No, they don't. Critics point out that companies avoid it, and non-critics ascribe this avoidance to "can't control it", which is false, because nothing under a third-party copyright under any non-exclusive license can be controlled by the licensee, but businesses avoiding the GPL don't generally avoid all non-exclusive licenses.

2 comments

I think "can't control" refers to sublicensing in this context. People's dislike over copyleft stems from wanting to make software proprietary (or proprietary-friendly through lax licensing). Copyleft removes that control, and the GPL's main strength is that it is so ubiquitous that you cannot practically avoid it (in most cases).
Insofar as companies avoid it, they do so because it constrains their behaviour in some way. Call it what you will; my wording was perhaps sloppy.
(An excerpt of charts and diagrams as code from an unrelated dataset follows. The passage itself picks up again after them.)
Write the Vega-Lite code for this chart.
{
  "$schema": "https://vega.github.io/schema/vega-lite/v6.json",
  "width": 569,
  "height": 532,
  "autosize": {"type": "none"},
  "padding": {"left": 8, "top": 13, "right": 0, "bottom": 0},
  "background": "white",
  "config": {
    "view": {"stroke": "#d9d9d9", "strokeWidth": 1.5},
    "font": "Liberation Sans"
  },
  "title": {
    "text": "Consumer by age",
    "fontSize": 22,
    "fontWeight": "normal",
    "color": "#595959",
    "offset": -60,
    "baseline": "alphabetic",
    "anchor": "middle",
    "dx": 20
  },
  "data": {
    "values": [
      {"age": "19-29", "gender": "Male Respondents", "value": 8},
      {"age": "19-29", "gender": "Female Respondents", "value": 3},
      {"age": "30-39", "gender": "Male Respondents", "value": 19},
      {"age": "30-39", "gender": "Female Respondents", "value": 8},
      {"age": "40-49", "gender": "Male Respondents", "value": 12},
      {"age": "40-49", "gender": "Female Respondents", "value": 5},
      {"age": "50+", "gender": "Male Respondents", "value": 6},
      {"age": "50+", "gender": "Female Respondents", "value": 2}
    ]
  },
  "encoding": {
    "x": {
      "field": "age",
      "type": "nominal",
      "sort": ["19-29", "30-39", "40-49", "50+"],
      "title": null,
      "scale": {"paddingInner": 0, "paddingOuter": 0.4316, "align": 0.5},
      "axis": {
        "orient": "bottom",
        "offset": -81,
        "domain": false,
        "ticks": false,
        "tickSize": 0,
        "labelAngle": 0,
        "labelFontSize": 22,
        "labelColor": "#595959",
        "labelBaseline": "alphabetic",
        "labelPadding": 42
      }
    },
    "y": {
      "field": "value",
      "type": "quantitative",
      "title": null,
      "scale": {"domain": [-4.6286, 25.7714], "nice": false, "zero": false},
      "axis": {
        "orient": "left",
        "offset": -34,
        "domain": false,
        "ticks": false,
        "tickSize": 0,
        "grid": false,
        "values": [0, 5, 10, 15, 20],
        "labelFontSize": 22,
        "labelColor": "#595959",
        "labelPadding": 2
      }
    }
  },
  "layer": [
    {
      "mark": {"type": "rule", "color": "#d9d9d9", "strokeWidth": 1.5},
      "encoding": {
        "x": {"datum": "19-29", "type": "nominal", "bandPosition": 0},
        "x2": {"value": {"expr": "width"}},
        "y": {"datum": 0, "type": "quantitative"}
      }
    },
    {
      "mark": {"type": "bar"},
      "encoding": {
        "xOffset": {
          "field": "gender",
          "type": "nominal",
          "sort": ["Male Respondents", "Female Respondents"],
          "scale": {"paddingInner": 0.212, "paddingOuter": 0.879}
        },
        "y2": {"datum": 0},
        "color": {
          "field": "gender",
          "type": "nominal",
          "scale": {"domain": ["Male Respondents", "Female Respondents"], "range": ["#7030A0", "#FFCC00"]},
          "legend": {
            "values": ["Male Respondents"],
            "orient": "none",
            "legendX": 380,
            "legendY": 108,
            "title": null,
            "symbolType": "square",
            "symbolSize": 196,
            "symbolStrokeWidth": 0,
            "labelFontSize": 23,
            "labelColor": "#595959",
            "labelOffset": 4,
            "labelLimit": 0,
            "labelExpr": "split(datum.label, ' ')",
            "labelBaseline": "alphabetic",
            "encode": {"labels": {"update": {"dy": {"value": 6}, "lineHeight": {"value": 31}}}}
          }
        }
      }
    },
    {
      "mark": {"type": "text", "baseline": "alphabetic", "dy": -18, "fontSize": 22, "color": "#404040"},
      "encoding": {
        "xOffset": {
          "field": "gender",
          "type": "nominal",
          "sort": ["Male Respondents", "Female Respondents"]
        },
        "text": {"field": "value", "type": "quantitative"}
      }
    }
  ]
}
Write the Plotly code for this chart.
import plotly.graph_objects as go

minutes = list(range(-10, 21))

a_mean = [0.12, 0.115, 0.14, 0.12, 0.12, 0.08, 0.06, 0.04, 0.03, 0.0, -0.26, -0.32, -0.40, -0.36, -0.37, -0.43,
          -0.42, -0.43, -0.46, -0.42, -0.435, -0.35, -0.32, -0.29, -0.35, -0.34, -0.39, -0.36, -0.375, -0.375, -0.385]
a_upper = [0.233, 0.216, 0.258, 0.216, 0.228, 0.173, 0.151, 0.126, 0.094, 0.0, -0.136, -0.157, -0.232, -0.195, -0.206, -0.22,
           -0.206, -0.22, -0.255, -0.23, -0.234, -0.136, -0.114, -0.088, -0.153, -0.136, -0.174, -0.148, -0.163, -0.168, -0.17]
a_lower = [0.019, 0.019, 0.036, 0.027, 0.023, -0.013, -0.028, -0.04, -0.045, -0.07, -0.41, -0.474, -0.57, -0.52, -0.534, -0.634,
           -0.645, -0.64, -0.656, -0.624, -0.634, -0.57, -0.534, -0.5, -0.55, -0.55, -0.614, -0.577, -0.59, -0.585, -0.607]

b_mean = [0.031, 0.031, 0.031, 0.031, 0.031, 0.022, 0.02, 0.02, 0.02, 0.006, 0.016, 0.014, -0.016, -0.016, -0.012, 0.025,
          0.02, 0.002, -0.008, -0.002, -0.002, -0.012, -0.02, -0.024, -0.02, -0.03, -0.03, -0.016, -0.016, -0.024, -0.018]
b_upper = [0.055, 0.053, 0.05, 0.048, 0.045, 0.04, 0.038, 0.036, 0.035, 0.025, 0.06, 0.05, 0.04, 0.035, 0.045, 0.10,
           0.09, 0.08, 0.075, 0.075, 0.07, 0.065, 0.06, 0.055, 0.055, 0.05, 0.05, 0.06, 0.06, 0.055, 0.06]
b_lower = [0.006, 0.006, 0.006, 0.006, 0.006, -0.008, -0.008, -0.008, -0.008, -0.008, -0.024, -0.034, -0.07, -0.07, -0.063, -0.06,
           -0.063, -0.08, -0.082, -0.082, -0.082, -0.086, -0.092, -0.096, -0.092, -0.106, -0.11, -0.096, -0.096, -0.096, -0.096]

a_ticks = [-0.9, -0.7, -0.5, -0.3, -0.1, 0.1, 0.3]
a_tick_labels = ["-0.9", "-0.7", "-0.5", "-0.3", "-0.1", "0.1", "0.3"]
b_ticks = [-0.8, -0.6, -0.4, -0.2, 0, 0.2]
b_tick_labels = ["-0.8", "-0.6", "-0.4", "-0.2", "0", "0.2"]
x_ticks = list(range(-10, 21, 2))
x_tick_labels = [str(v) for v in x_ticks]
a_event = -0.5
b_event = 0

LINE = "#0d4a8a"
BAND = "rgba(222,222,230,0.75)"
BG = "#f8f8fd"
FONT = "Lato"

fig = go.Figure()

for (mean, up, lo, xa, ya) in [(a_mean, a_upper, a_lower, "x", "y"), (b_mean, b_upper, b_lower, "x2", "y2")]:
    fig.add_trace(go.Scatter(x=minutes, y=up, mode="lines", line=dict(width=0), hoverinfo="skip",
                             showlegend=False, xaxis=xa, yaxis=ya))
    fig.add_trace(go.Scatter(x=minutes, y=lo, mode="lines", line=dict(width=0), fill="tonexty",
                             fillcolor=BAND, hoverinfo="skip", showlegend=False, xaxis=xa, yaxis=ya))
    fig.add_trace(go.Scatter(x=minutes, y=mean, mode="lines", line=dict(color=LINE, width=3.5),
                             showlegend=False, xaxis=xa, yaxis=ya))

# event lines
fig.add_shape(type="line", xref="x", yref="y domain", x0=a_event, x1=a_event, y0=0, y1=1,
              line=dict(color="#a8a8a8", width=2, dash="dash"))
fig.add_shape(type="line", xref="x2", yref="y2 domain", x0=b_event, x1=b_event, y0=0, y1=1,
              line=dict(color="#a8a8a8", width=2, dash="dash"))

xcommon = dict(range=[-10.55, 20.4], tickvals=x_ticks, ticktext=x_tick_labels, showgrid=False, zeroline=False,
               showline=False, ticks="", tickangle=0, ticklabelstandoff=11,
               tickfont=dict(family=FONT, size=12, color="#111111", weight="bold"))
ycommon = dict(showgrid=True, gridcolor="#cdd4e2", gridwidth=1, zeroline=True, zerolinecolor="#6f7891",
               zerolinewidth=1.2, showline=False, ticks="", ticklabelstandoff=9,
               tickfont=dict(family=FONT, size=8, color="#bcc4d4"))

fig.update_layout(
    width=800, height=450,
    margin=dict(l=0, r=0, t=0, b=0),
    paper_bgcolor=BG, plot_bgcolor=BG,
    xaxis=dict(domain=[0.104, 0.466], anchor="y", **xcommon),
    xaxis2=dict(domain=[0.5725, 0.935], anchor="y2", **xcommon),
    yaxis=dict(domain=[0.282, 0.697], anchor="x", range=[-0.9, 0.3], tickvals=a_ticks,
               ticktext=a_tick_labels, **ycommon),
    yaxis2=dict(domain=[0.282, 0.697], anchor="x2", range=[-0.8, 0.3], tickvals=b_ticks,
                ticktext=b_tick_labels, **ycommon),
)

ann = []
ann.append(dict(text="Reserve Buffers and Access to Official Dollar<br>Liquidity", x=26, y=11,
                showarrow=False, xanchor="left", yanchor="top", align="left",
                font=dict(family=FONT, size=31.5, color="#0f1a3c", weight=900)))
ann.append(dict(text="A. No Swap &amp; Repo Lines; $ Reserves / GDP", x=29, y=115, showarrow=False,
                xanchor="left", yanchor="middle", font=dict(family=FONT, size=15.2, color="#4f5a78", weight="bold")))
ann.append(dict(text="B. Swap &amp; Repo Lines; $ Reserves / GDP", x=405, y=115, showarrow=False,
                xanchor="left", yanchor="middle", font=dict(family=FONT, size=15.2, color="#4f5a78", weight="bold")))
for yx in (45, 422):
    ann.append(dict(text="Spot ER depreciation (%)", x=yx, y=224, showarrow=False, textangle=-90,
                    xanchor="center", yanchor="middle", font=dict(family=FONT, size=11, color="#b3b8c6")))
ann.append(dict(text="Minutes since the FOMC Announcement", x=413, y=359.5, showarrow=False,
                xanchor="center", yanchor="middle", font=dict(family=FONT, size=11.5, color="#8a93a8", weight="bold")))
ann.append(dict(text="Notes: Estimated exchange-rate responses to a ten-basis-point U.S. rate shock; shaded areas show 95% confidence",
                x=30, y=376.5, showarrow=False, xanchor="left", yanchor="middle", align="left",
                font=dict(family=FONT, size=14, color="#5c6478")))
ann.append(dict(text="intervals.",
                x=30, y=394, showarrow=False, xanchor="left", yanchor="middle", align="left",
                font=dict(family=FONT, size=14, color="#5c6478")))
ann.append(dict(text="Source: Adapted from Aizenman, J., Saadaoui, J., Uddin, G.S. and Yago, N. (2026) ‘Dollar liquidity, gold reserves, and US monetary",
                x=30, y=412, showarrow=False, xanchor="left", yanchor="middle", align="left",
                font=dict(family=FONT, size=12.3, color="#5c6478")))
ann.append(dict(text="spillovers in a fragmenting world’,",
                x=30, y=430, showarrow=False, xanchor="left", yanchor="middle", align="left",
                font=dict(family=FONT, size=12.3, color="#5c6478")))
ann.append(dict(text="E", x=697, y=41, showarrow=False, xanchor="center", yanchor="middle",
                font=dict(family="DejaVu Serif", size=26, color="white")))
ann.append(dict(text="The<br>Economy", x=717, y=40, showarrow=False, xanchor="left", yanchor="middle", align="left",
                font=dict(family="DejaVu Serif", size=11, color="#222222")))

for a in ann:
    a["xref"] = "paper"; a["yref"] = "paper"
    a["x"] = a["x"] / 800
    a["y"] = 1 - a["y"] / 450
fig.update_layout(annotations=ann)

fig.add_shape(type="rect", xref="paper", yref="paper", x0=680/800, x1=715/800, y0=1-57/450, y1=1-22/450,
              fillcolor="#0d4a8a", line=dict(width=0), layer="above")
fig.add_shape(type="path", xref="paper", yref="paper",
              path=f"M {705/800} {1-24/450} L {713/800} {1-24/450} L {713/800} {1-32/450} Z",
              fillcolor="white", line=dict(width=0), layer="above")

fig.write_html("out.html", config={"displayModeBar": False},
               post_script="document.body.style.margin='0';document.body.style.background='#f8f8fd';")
For the increasing number of companies that do participate in the GPL ecosystem, they do so because the opportunity cost of not participating outweighs the concomitant behavioural constraints. This produces a strong network effect as GPL software gains contributors, making GPL software more useful.

Wikipedia's anti-censorship strategy is analogous in that the switch to HTTPS raised the opportunity cost of censorship to the loss of the entire Wikipedia "ecosystem", which for many regimes is more severe than the "cost" of not censoring. This too produces a network effect as Wikipedia gains more contributors, thus further increasing its value.